Скудные запасы продуктов мы хранили недалеко от нашей щели. В соседнем сарае в мирное время был большой подвал. Сарай сгорел, а подвал почти весь завалило землей и осколками, но мы нашли там укромное местечко, где в железной бочке спрятали немного картошки и моркови.
Не помню, сколько суток мы не могли, несмотря на невыносимый голод, пробежать несколько метров до подвала. Нельзя было даже хоть чуть-чуть приоткрыть люк. Сверху, снизу и со всех сторон — дождь из осколков и пыли.
Такого за все время, как мне помнится, еще не было. Видели-перевидели, но такое! Пик! Пик кошмара и ужаса! Торжество смерти! «Давайте прощаться, люди!» — послышалось из уголка нашего убежища.
Под дикий вой пикировщиков ухнуло, вздрогнуло рядом. Оглушило и засыпало землей так, что мы, уже привыкшие к бомбежкам, дико закричали и кинулись друг к другу, сбились, сгрудились в кучу и повалились на пол. Страшно закричала моя сестричка Ниночка и всем своим маленьким дрожащим тельцем прижалась ко мне. Я закрыла глаза и в подсознании промелькнуло: все, конец!
Перехватило горло, дышать стало нечем, сердце больно застучало, железным обручем страха стиснуло тело. Я прижимала, укрывала руками и телом свою перепуганную насмерть сестричку.
Бомба упала совсем рядом. Край нашего окопчика осел под тяжестью досок и земли. Сквозь дым в эту пробоину мы увидели… нет, не небо. Его не было! Мы увидели дождь из железа и огня, сопровождаемый скрежетом и воем пикировщиков. Эти огромные, черные, ревущие птицы пролетали очень низко, чуть-чуть на касаясь земли.
Мы, несчастная горстка беззащитных людей, полузасыпанных землей, задыхаясь в дыму и пыли, сгрудились в уголочке. С ужасом и безнадежностью смотрели в никуда, вздрагивали и ждали, бессознательно-обреченно ждали последней минуты.
Наша старенькая соседка упала на колени прямо у развалин нашего убежища и стала громко молиться: «Господи! Защити, помилуй нас, грешных! Убей меня! Меня! Но защити невинных детей! Возьми, возьми меня, грешную!» Под свист, рев, вой самолетов ее слова то тонули, то заглушали на миг то, что творилось наверху, над нами.

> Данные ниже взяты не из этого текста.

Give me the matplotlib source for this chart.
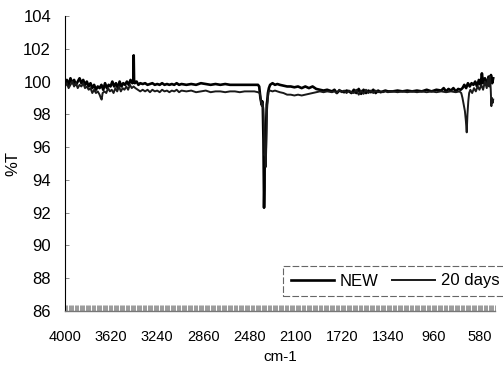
import numpy as np
import matplotlib
matplotlib.use("Agg")
import matplotlib.pyplot as plt
from matplotlib.ticker import MultipleLocator

plt.rcParams['font.family'] = ['Liberation Sans', 'DejaVu Sans']

## IR spectra: wavenumber (cm-1) -> %T

wn_new = [4000, 3985, 3970, 3955, 3940, 3925, 3910, 3895, 3880, 3865, 3850, 3835, 3820, 3805,
          3790, 3775, 3760, 3745, 3730, 3715, 3700, 3685, 3670, 3655, 3640, 3625, 3610, 3595,
          3580, 3565, 3550, 3535, 3520, 3505, 3490, 3475, 3460, 3445, 3437, 3434, 3431, 3425,
          3410, 3395, 3380, 3360, 3340, 3320, 3300, 3280, 3260, 3240, 3220, 3200, 3180, 3160,
          3140, 3120, 3100, 3080, 3060, 3040, 3000, 2960, 2920, 2880, 2840, 2800, 2760, 2720,
          2680, 2640, 2600, 2560, 2520, 2480, 2440, 2410, 2400,
          2390, 2380, 2375, 2370, 2365, 2362, 2360, 2357, 2354, 2350, 2346, 2342, 2338, 2334,
          2328, 2320, 2310, 2300, 2290, 2270, 2250, 2230, 2200, 2170, 2140, 2110, 2080, 2050,
          2020, 1990, 1960, 1930, 1900, 1870, 1840, 1800, 1780, 1760, 1740, 1720, 1700, 1680,
          1660, 1640, 1620, 1600, 1580, 1560, 1540, 1520, 1500, 1480, 1460, 1440, 1420, 1400,
          1380, 1360, 1340, 1300, 1260, 1220, 1180, 1140, 1100, 1060, 1020, 980, 940, 900,
          880, 860, 840, 820, 800, 780, 760, 740, 725, 710, 695, 680, 665, 650, 635, 620,
          605, 590, 575, 565, 555, 540, 525, 510, 500, 490, 480, 472]
t_new = [99.9, 100.1, 99.8, 100.2, 99.9, 100.1, 99.8, 100.0, 100.2, 99.9, 100.1, 99.8, 100.0, 99.7,
         99.9, 99.6, 99.8, 99.5, 99.7, 99.6, 99.8, 99.5, 99.9, 99.6, 99.8, 99.7, 100.0, 99.7,
         99.9, 99.6, 100.0, 99.7, 99.9, 99.8, 100.0, 99.8, 100.1, 99.9, 100.0, 101.6, 100.1, 99.9,
         100.0, 99.8, 99.9, 99.85, 99.9, 99.8, 99.85, 99.9, 99.8, 99.85, 99.8, 99.9, 99.8, 99.85,
         99.8, 99.85, 99.8, 99.9, 99.8, 99.85, 99.8, 99.85, 99.8, 99.9, 99.85, 99.8, 99.85, 99.8,
         99.85, 99.8, 99.8, 99.8, 99.8, 99.8, 99.8, 99.8, 99.7,
         99.0, 98.6, 98.8, 98.4, 96.5, 94.0, 92.3, 93.5, 95.5, 94.8, 96.0, 97.5, 98.6, 98.8,
         99.3, 99.6, 99.8, 99.85, 99.9, 99.8, 99.85, 99.8, 99.75, 99.7, 99.7, 99.65, 99.7, 99.6,
         99.7, 99.6, 99.7, 99.55, 99.5, 99.45, 99.5, 99.4, 99.5, 99.3, 99.45, 99.4, 99.35, 99.45,
         99.4, 99.3, 99.5, 99.3, 99.55, 99.25, 99.5, 99.3, 99.45, 99.35, 99.5, 99.3, 99.45, 99.35,
         99.4, 99.45, 99.4, 99.4, 99.45, 99.4, 99.45, 99.4, 99.45, 99.4, 99.5, 99.4, 99.5, 99.45,
         99.6, 99.4, 99.55, 99.45, 99.6, 99.4, 99.55, 99.5, 99.6, 99.8, 99.6, 99.9, 99.7, 99.9, 99.8, 100.0,
         99.7, 100.1, 99.8, 100.5, 99.9, 100.2, 99.8, 100.3, 100.0, 100.4, 99.9, 100.2]

wn_20d = [4000, 3985, 3970, 3955, 3940, 3925, 3910, 3895, 3880, 3865, 3850, 3835, 3820, 3805,
          3790, 3775, 3760, 3745, 3730, 3715, 3705, 3698, 3690, 3675, 3660, 3645, 3630, 3615,
          3600, 3585, 3570, 3555, 3540, 3525, 3510, 3495, 3480, 3465, 3450, 3435, 3420, 3400,
          3380, 3360, 3340, 3320, 3300, 3280, 3260, 3240, 3220, 3200, 3180, 3160, 3140, 3120,
          3100, 3080, 3060, 3040, 3000, 2960, 2920, 2880, 2840, 2800, 2760, 2720, 2680, 2640,
          2600, 2560, 2520, 2480, 2440, 2410, 2395,
          2385, 2378, 2372, 2366, 2360, 2355, 2350, 2346, 2342, 2336, 2330, 2322, 2310, 2290,
          2270, 2250, 2230, 2200, 2170, 2140, 2110, 2080, 2050, 2020, 1990, 1960, 1930, 1900,
          1870, 1840, 1800, 1780, 1760, 1740, 1720, 1700, 1680, 1660, 1640, 1620, 1600, 1580,
          1560, 1540, 1520, 1500, 1480, 1460, 1440, 1420, 1400, 1380, 1360, 1340, 1300, 1260,
          1220, 1180, 1140, 1100, 1060, 1020, 980, 940, 900, 860, 820, 780, 750, 735,
          725, 715, 705, 697, 690, 684, 677, 670, 660, 645, 630, 615, 600, 585,
          570, 555, 540, 525, 515, 505, 498, 492, 487, 482, 476, 472]
t_20d = [99.7, 99.9, 99.6, 99.8, 100.0, 99.7, 99.9, 99.6, 99.8, 99.7, 99.9, 99.6, 99.7, 99.5,
         99.6, 99.3, 99.5, 99.3, 99.4, 99.2, 99.0, 98.9, 99.3, 99.4, 99.3, 99.6, 99.4, 99.5,
         99.3, 99.6, 99.4, 99.7, 99.4, 99.6, 99.5, 99.7, 99.5, 99.8, 99.6, 99.7, 99.6, 99.5,
         99.4, 99.5, 99.4, 99.5, 99.35, 99.5, 99.4, 99.45, 99.35, 99.5, 99.4, 99.45, 99.35, 99.45,
         99.4, 99.5, 99.35, 99.45, 99.4, 99.45, 99.35, 99.4, 99.45, 99.35, 99.4, 99.4, 99.35, 99.4,
         99.4, 99.35, 99.4, 99.4, 99.4, 99.35, 99.3,
         98.8, 98.5, 98.7, 98.3, 97.0, 95.5, 95.8, 94.8, 96.0, 98.2, 98.9, 99.4, 99.45, 99.4,
         99.45, 99.4, 99.35, 99.3, 99.2, 99.2, 99.15, 99.2, 99.15, 99.2, 99.25, 99.3, 99.35, 99.4,
         99.35, 99.4, 99.35, 99.4, 99.3, 99.5, 99.35, 99.45, 99.3, 99.45, 99.35, 99.3, 99.5, 99.2,
         99.45, 99.25, 99.5, 99.3, 99.45, 99.3, 99.45, 99.35, 99.4, 99.35, 99.4, 99.35, 99.4, 99.35,
         99.4, 99.35, 99.4, 99.35, 99.4, 99.35, 99.4, 99.35, 99.4, 99.35, 99.4, 99.35, 99.4, 99.3,
         99.0, 98.6, 98.2, 97.6, 96.9, 98.0, 98.8, 99.3, 99.5, 99.3, 99.6, 99.4, 99.7, 99.5,
         99.8, 99.5, 100.0, 99.6, 100.2, 99.7, 100.3, 99.5, 98.5, 99.0, 98.7, 98.9]

xticks = [4000, 3620, 3240, 2860, 2480, 2100, 1720, 1340, 960, 580]
yticks = [86, 88, 90, 92, 94, 96, 98, 100, 102, 104]

fig = plt.figure(figsize=(5.03, 3.72), dpi=100)
ax = fig.add_axes([65/503, 61/372, 430/503, 295/372])

ax.plot(wn_new, t_new, color='black', lw=1.9, label='NEW')
ax.plot(wn_20d, t_20d, color='#1a1a1a', lw=1.4, label='20 days')

ax.set_xlim(4000, 457)
ax.set_ylim(86, 104)
ax.set_xticks(xticks)
ax.set_yticks(yticks)
ax.xaxis.set_minor_locator(MultipleLocator(10))

for s in ['top', 'right']:
    ax.spines[s].set_visible(False)
ax.spines['left'].set_linewidth(0.8)
ax.spines['bottom'].set_color('#777777')
ax.spines['bottom'].set_linewidth(1.0)

ax.tick_params(axis='y', direction='in', length=3, width=0.6, color='#777777',
               labelsize=12, pad=10)
ax.tick_params(axis='x', which='both', direction='in', length=4, width=0.6,
               color='#8a8a8a', labelsize=10.5, pad=14)

ax.set_ylabel('%T', fontsize=12, labelpad=2)
ax.set_xlabel('cm-1', fontsize=11, labelpad=4)

leg = ax.legend(loc='upper left', bbox_to_anchor=(283/503, 106/372),
                bbox_transform=fig.transFigure, ncol=2, fontsize=12,
                fancybox=False, framealpha=1, edgecolor='#666666',
                borderaxespad=0, borderpad=0.45, handlelength=2.6,
                handletextpad=0.35, columnspacing=0.8)
leg.get_frame().set_linewidth(0.8)
leg.get_frame().set_linestyle((0, (6, 2)))

fig.savefig('out.png', dpi=100)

Когда я вспоминаю те дни, то не перестаю удивляться как мы тогда выжили, уцелели? Ведь каждый сантиметр земли у Мамаева кургана был вздыблен снарядами и бомбами. А наша маленькая, беззащитная «щелочка» уцелела. А ведь мы переживали (как говорили об этом тогда) самые страшные дни бомбежек и сражений именно там, у подножия Мамаева кургана. Как это объяснить? Кто хранил нас? Бог? Судьба?
Застонала моя сестричка Ниночка. Она давно уже перестала хныкать от голода. Два дня лежала как мертвая. А тут открыла глазки и прошептала: «Пии-ить». Вода у нас еще оставалась в бочке. Она покрылась ряской пыли и отдавала ржавчиной. Выдавала нам по глотку этой воды наша старенькая соседка Дарья — добрейшее существо. Страдая сама от голода и жажды, еще более страдала, глядя на нас. Молилась и день и ночь: «Спаси нас, Боже! Святы Боже, святы крепки, святы бессмертны, помилуй нас». И все мы машинально повторяли эти коротенькие молитвы. Может, это-то и спасло нас? Как знать?!

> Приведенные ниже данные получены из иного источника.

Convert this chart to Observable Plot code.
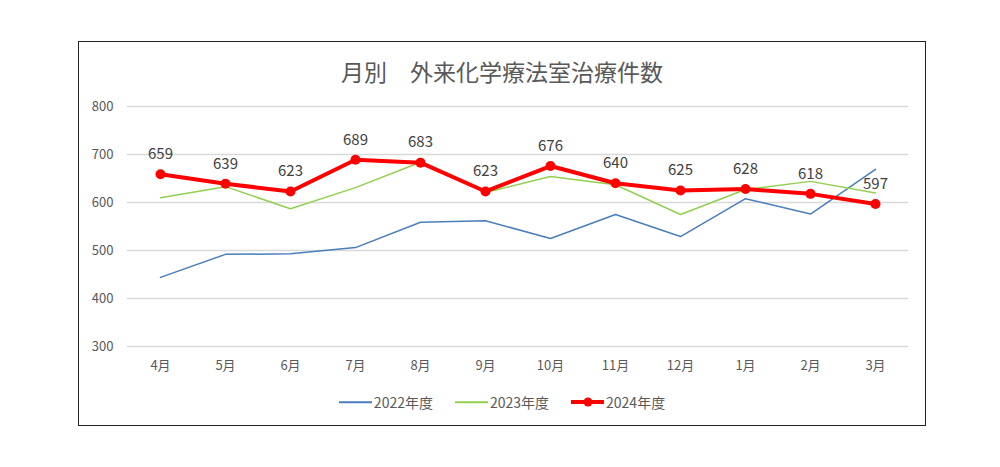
<!DOCTYPE html>
<html><head><meta charset="utf-8">
<script src="https://cdn.jsdelivr.net/npm/d3@7"></script>
<script src="https://cdn.jsdelivr.net/npm/@observablehq/plot@0.6"></script>
<style>
html,body{margin:0;padding:0;background:#fff;width:1000px;height:467px;overflow:hidden;font-family:"Noto Sans CJK JP","Noto Sans",sans-serif;}
#frame{position:absolute;left:78px;top:41px;width:846px;height:383px;border:1.5px solid #222;background:#fff;}
#title{position:absolute;left:0;top:12px;width:100%;text-align:center;font-size:23px;color:#595959;}
#chart{position:absolute;left:0;top:0;}
#legend{position:absolute;left:0;top:350px;width:100%;display:flex;justify-content:center;gap:22px;font-size:14px;color:#595959;}
.li{display:flex;align-items:center;gap:2px;}
.sw{position:relative;width:33px;height:12px;}
.sw span{position:absolute;left:0;top:50%;width:100%;transform:translateY(-50%);}
.sw i{position:absolute;left:50%;top:50%;width:9px;height:9px;border-radius:50%;background:#ff0000;transform:translate(-50%,-50%);}
</style></head>
<body>
<div id="frame">
  <div id="title">月別　外来化学療法室治療件数</div>
  <div id="chart"></div>
  <div id="legend"></div>
</div>
<script>
const months = ["4月","5月","6月","7月","8月","9月","10月","11月","12月","1月","2月","3月"];
const series = ["2022年度","2023年度","2024年度"];
const v2022 = [444,492,493,506,559,562,525,575,529,608,576,669];
const v2023 = [610,633,587,631,684,621,654,637,575,627,644,620];
const v2024 = [659,639,623,689,683,623,676,640,625,628,618,597];
const yTicks = [300,400,500,600,700,800];
const colors = ["#4a7ebb","#92d050","#ff0000"];

const rows = [];
[v2022,v2023,v2024].forEach((vals,si)=>vals.forEach((v,i)=>rows.push({month:months[i],value:v,series:series[si]})));
const r2024 = rows.filter(d=>d.series==="2024年度");

const plot = Plot.plot({
  width: 846, height: 334,
  marginLeft: 48, marginRight: 17, marginTop: 64, marginBottom: 30,
  style:{fontFamily:'"Noto Sans CJK JP","Noto Sans",sans-serif', fontSize:"13px", color:"#595959", background:"transparent"},
  x:{type:"point", domain:months, padding:0.46, label:null},
  y:{domain:[300,800], label:null},
  color:{domain:series, range:colors},
  marks:[
    Plot.gridY(yTicks,{stroke:"#d9d9d9", strokeOpacity:1, strokeWidth:1.5}),
    Plot.axisY(yTicks,{tickSize:0, tickPadding:14, fontSize:13, fill:"#595959", label:null}),
    Plot.axisX({tickSize:0, tickPadding:14, fontSize:13, fill:"#595959", label:null}),
    Plot.line(rows.filter(d=>d.series!=="2024年度"),{x:"month", y:"value", z:"series", stroke:"series", strokeWidth:1.5}),
    Plot.line(r2024,{x:"month", y:"value", stroke:"series", strokeWidth:4, strokeLinejoin:"round"}),
    Plot.dot(r2024,{x:"month", y:"value", fill:"series", r:5}),
    Plot.text(r2024,{x:"month", y:"value", text:d=>String(d.value), dy:-20, fontSize:15, fill:"#404040"})
  ]
});
document.getElementById("chart").appendChild(plot);

const lg = document.getElementById("legend");
series.forEach((s,i)=>{
  const it = document.createElement("div"); it.className="li";
  const sw = document.createElement("div"); sw.className="sw";
  const ln = document.createElement("span");
  ln.style.height = (i===2?4:1.5)+"px"; ln.style.background = colors[i];
  sw.appendChild(ln);
  if(i===2){ sw.appendChild(document.createElement("i")); }
  const tx = document.createElement("span"); tx.textContent = s;
  it.appendChild(sw); it.appendChild(tx); lg.appendChild(it);
});
</script>
</body></html>
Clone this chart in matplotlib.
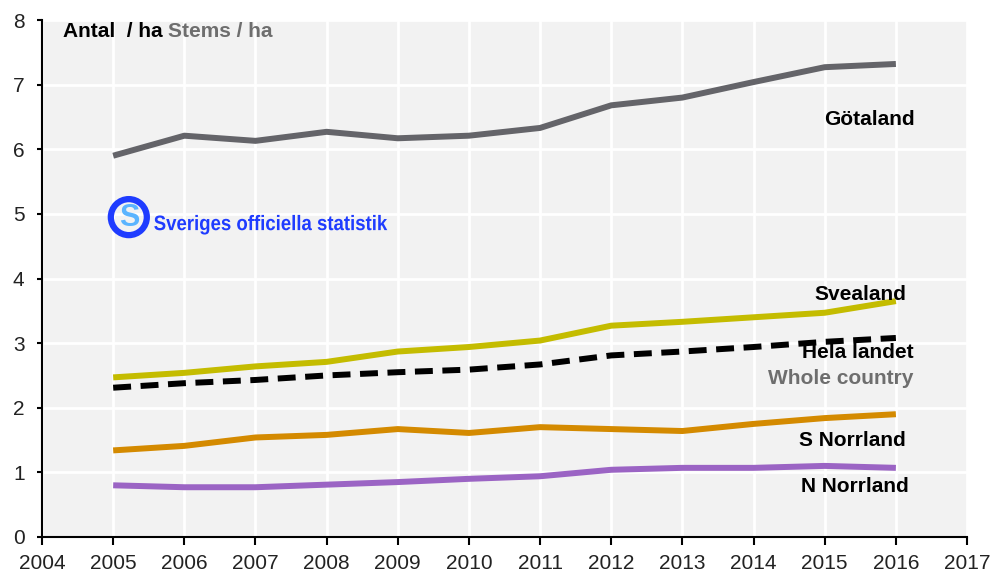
import numpy as np
import matplotlib.pyplot as plt
from matplotlib.patches import Ellipse, PathPatch
from matplotlib.textpath import TextPath
from matplotlib.font_manager import FontProperties
from matplotlib.transforms import Affine2D

years = [2005, 2006, 2007, 2008, 2009, 2010, 2011, 2012, 2013, 2014, 2015, 2016]

gotaland = [5.90, 6.21, 6.13, 6.27, 6.17, 6.21, 6.33, 6.68, 6.80, 7.04, 7.27, 7.32]
svealand = [2.47, 2.54, 2.64, 2.71, 2.87, 2.94, 3.04, 3.27, 3.33, 3.40, 3.47, 3.65]
hela_landet = [2.31, 2.38, 2.43, 2.50, 2.55, 2.59, 2.67, 2.81, 2.87, 2.94, 3.02, 3.08]
s_norrland = [1.34, 1.41, 1.54, 1.58, 1.67, 1.61, 1.70, 1.67, 1.64, 1.75, 1.84, 1.90]
n_norrland = [0.80, 0.77, 0.77, 0.81, 0.85, 0.90, 0.94, 1.04, 1.07, 1.07, 1.10, 1.07]

plt.rcParams['font.family'] = ['Liberation Sans', 'DejaVu Sans']

fig = plt.figure(figsize=(9.91, 5.72), dpi=100)
ax = fig.add_axes([0.0424, 0.0612, 0.9334, 0.9038])
ax.set_facecolor('#f2f2f2')

lw = 4.3
ax.plot(years, gotaland, color='#646469', lw=lw, solid_capstyle='butt', zorder=3)
ax.plot(years, svealand, color='#c4bc00', lw=lw, solid_capstyle='butt', zorder=3)
ax.plot(years, s_norrland, color='#d48a00', lw=lw, solid_capstyle='butt', zorder=3)
ax.plot(years, n_norrland, color='#9b64c4', lw=lw, solid_capstyle='butt', zorder=3)
ax.plot(years, hela_landet, color='black', lw=lw, dashes=(3.0, 1.6), zorder=4)

ax.set_xlim(2004, 2017)
ax.set_ylim(0, 8)
ax.set_xticks(range(2004, 2018))
ax.set_yticks(range(0, 9))
ax.grid(True, color='white', lw=2)
ax.set_axisbelow(True)

for s in ['top', 'right']:
    ax.spines[s].set_visible(False)
for s in ['left', 'bottom']:
    ax.spines[s].set_linewidth(1.5)
    ax.spines[s].set_color('black')
ax.tick_params(axis='x', length=6, width=1.5, labelsize=15, pad=6, labelcolor='#222222')
ax.tick_params(axis='y', length=3.6, width=1.5, labelsize=15, pad=9, labelcolor='#222222')

lab = dict(fontsize=15, fontweight='bold', color='black', ha='right', va='center', zorder=5)
ax.text(2016.27, 6.46, 'Götaland', **lab)
ax.text(2016.14, 3.76, 'Svealand', **lab)
ax.text(2016.25, 2.85, 'Hela landet', **lab)
ax.text(2016.24, 2.45, 'Whole country', fontsize=15, fontweight='bold', color='#6e6e6e',
        ha='right', va='center', zorder=5)
ax.text(2016.14, 1.49, 'S Norrland', **lab)
ax.text(2016.18, 0.78, 'N Norrland', **lab)

# title inside plot area
t1 = ax.text(0.0227, 0.997, 'Antal  / ha ', transform=ax.transAxes, fontsize=15,
             fontweight='bold', color='black', ha='left', va='top')
fig.canvas.draw()
bb = t1.get_window_extent().transformed(ax.transAxes.inverted())
ax.text(bb.x1, 0.997, 'Stems / ha', transform=ax.transAxes, fontsize=15,
        fontweight='bold', color='#6e6e6e', ha='left', va='top')

# logo
ax.add_patch(Ellipse((2005.22, 4.95), 2 * 18 / 71.15, 2 * 18 / 64.6, fill=False,
                     ec='#1f3cff', lw=4.5, zorder=5))
ax.text(2005.23, 4.94, 'S', fontsize=22, fontweight='bold', color='#5ab4ff',
        ha='center', va='center', zorder=6)
tp = TextPath((0, 0), 'Sveriges officiella statistik', size=21,
              prop=FontProperties(family='Liberation Sans', weight='bold'))
w = tp.get_extents().width
x0, y0 = ax.transData.transform((2005.57, 4.95))
tr = Affine2D().scale(233 / w, 1.0).translate(x0, y0 - 13)
ax.add_patch(PathPatch(tp, transform=tr, fc='#1f3cff', ec='none', zorder=5))

fig.savefig('out.png', dpi=100)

Мой брат Коля не выдержал. Как-то отчаянно-протяжно застонав, он решительно открыл люк. Посыпалась земля, но он вылез наверх и, прикрыв с трудом крышку, исчез. Мы даже не попытались его остановить, хотя были уверены, что он погибнет моментально. Какая разница, где умирать! Лучше уж сразу!

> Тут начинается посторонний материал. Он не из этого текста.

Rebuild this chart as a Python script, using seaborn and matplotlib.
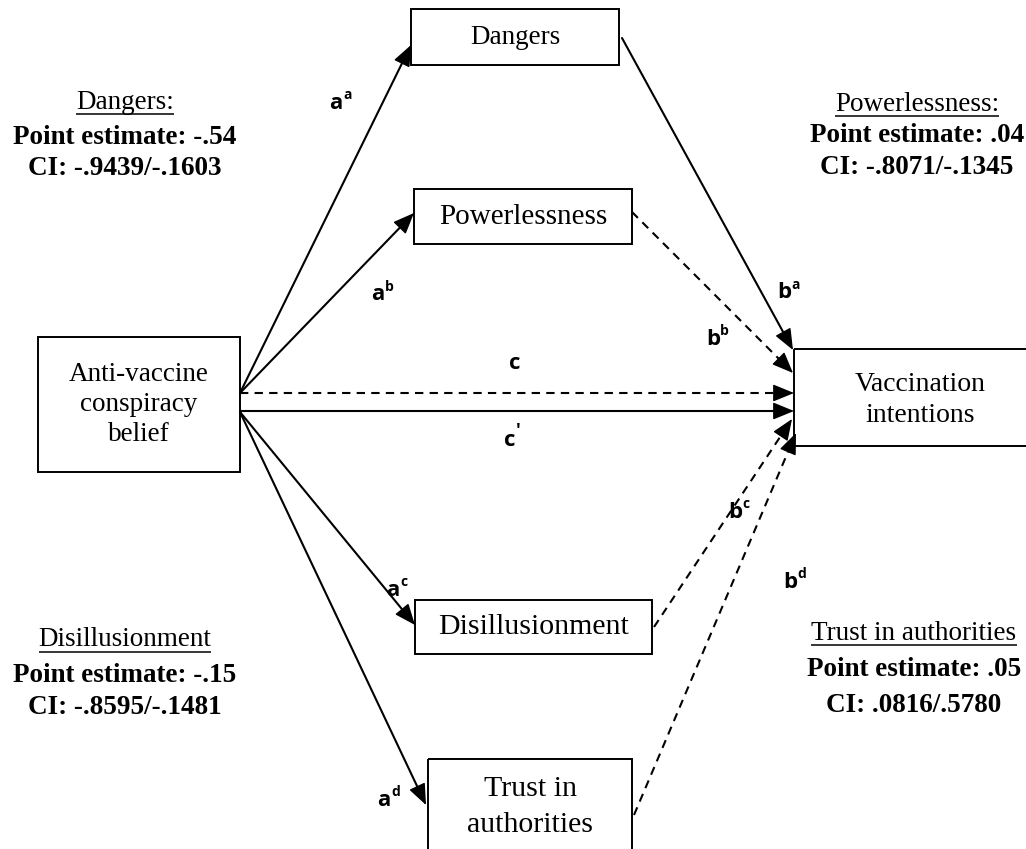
"""Mediation diagram: anti-vaccine conspiracy belief -> mediators -> vaccination intentions."""
import matplotlib
matplotlib.use('Agg')
import matplotlib.pyplot as plt
from matplotlib.patches import Rectangle
import seaborn as sns
import numpy as np

sns.set_theme(style='white')
plt.rcParams['font.family'] = ['Liberation Serif', 'DejaVu Serif']
plt.rcParams['text.color'] = 'black'

# data
predictor = 'Anti-vaccine\nconspiracy\nbelief'
outcome = 'Vaccination\nintentions'
mediators = ['Dangers', 'Powerlessness', 'Disillusionment', 'Trust in\nauthorities']
a_sup = ['a', 'b', 'c', 'd']
b_sup = ['a', 'b', 'c', 'd']
b_significant = [True, False, False, False]
effect_titles = ['Dangers:', 'Powerlessness:', 'Disillusionment', 'Trust in authorities']
point_estimates = ['-.54', '.04', '-.15', '.05']
ci_bounds = ['-.9439/-.1603', '-.8071/-.1345', '-.8595/-.1481', '.0816/.5780']

# layout (pixel space, y down)
W, H = 1026, 849
med_boxes = [(411, 9, 208, 56), (414, 189, 218, 55), (415, 600, 237, 54), (428, 759, 204, 100)]
med_fs = [19.5, 21, 21.5, 21.5]
med_text_y = [37, 217, 627, 807]
med_ls = [1.2, 1.2, 1.2, 1.47]
pred_box = (38, 337, 202, 135)
out_box = (794, 349, 252, 97)
a_start = [(240, 393), (240, 393), (240, 412), (240, 412)]
a_tip = [(411, 45), (414, 213), (415, 625), (426, 805)]
b_start = [(622, 38), (632, 212), (654, 627), (634, 815)]
b_tip = [(793, 350), (793, 373), (792, 419), (796, 433)]
a_lab = [(336, 103), (378, 295), (393, 590), (384, 800)]
b_lab = [(784, 293), (713, 339), (735, 512), (790, 582)]
# summary blocks: centre x, y of title, point estimate, CI
effect_x = [125, 917, 125, 914]
effect_y = [(102, 137, 168), (104, 135, 167), (640, 675, 708), (633, 670, 705)]

fig = plt.figure(figsize=(W / 100, H / 100), dpi=100)
ax = fig.add_axes([0, 0, 1, 1])
ax.set_xlim(0, W)
ax.set_ylim(H, 0)
ax.axis('off')

lab_font = ['Open Sans', 'DejaVu Sans']


def box(rect, text, fs, ty=None, ls=1.2):
    x, y, w, h = rect
    ax.add_patch(Rectangle((x, y), w, h, fill=False, ec='black', lw=1.4, clip_on=False))
    ax.text(x + w / 2, y + h / 2 if ty is None else ty, text, ha='center', va='center',
            fontsize=fs, linespacing=ls)


def arrow(p0, p1, dashed):
    p0, p1 = np.array(p0, float), np.array(p1, float)
    d = (p1 - p0) / np.linalg.norm(p1 - p0)
    back = p1 - d * 17
    ax.plot([p0[0], back[0]], [p0[1], back[1]], color='black', lw=1.5,
            ls=(0, (4, 3)) if dashed else '-')
    ax.annotate('', xy=tuple(p1), xytext=tuple(back),
                arrowprops=dict(arrowstyle='-|>,head_length=1.1,head_width=0.45',
                                color='black', lw=1, shrinkA=0, shrinkB=0))


def path_label(pos, base, sup):
    x, y = pos
    ax.text(x, y, base, fontsize=16, fontweight='bold', family=lab_font,
            ha='center', va='center')
    ax.text(x + 7, y - 8, sup, fontsize=10, fontweight='bold', family=lab_font,
            ha='left', va='center')


box(pred_box, predictor, 19.5, ls=1.26)
box(out_box, outcome, 20, ty=400, ls=1.34)
for i, name in enumerate(mediators):
    box(med_boxes[i], name, med_fs[i], med_text_y[i], ls=med_ls[i])
    arrow(a_start[i], a_tip[i], False)
    arrow(b_start[i], b_tip[i], not b_significant[i])
    path_label(a_lab[i], 'a', a_sup[i])
    path_label(b_lab[i], 'b', b_sup[i])

# total and direct effect
arrow((240, 393), (794, 393), True)
arrow((240, 411), (794, 411), False)
ax.text(515, 363, 'c', fontsize=16, fontweight='bold', family=lab_font, ha='center', va='center')
ax.text(510, 440, 'c', fontsize=16, fontweight='bold', family=lab_font, ha='center', va='center')
ax.text(516, 431, '\u2032', fontsize=13, fontweight='bold', family=lab_font, ha='left', va='center')

# indirect effect summaries
fig.canvas.draw()
renderer = fig.canvas.get_renderer()
inv = ax.transData.inverted()
for i in range(4):
    x = effect_x[i]
    y0, y1, y2 = effect_y[i]
    t = ax.text(x, y0, effect_titles[i], fontsize=19.5, ha='center', va='center')
    bb = t.get_window_extent(renderer)
    (xa, _), (xb, _) = inv.transform([(bb.x0, bb.y0), (bb.x1, bb.y0)])
    ax.plot([xa, xb], [y0 + 12, y0 + 12], color='black', lw=1.1, solid_capstyle='butt')
    ax.text(x, y1, 'Point estimate: ' + point_estimates[i], fontsize=19.5, fontweight='bold',
            ha='center', va='center')
    ax.text(x, y2, 'CI: ' + ci_bounds[i], fontsize=19.5, fontweight='bold',
            ha='center', va='center')

fig.savefig('out.png', dpi=100)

А наверху постоянный гул, дрожит земля. Сквозь щели нам видны вспышки, разрывающие тьму. Потолок нашего убежища постепенно рассыпается, он трясется, вот-вот обвалится и засыплет нас.
Надежды остаться в живых уже нет. Равнодушно ждем исхода. Только губы шепчут: «Святы Боже…» Мыслей нет, испуга тоже. Полудремотное состояние. Иногда, как лучик, мелькает: «Это сон! Так плохо в жизни не бывает! Это страшный сон! Не бывает! Не должно быть!»
А было! Было! Было! И я это видела! И не во сне!
Не помню, сколько так продолжалось. Тогда казалось, что этому не будет конца. Но всему бывает конец.
Началом тому было возвращение моего брата Коли. Когда стала сдвигаться в сторону наша круглая тяжелая дверца и вниз, весь закопченный, спрыгнул Коля с мешочком в руках и сияющим лицом, мы закричали и бросились к нему. Он, торжествуя, развязал мешок и вынул несколько буханок черного от копоти хлеба. Это было спасение.